The former Burma's ruling generals threw a tight security cordon round the state guest house where Ibrahim Gambari and the 63-year-old Nobel laureate have held previous meetings, part of a U.N. "shuttle diplomacy" push to encourage political reform.

Gambari turned up in the morning, but the car carrying Suu Kyi, who has been under house arrest for the last five years, failed to arrive. Gambari eventually left alone. A spokesman for Suu Kyi's National League for Democracy (NLD), the party that won a massive election landslide in 1990 only to be denied power by the military, expressed surprise at her no-show.

"We just don't know why," Nyan Win told Reuters. "So far as I heard, she is not satisfied with the present condition during this visit of Mr. Gambari."

Gambari arrived on his five-day mission on Monday -- overall his sixth trip to Myanmar -- amid waning hopes for kick-starting talks between Suu Kyi and the generals after they rammed a new constitution through in a referendum in May.

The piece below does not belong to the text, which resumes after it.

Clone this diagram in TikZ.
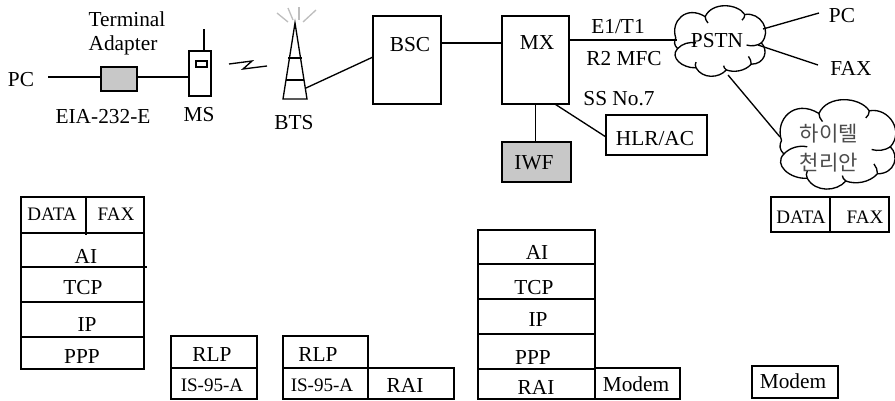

The charter, which guarantees the army 25 percent of seats in parliament and control of key ministries, passed with 92 percent approval despite being postponed in parts of the country by the devastation of Cyclone Nargis. There was no outside monitoring.

Analysts say the new constitution and the military government's rigid adherence to a seven-step "roadmap to democracy" leading to elections in 2010 renders Gambari's mission virtually pointless.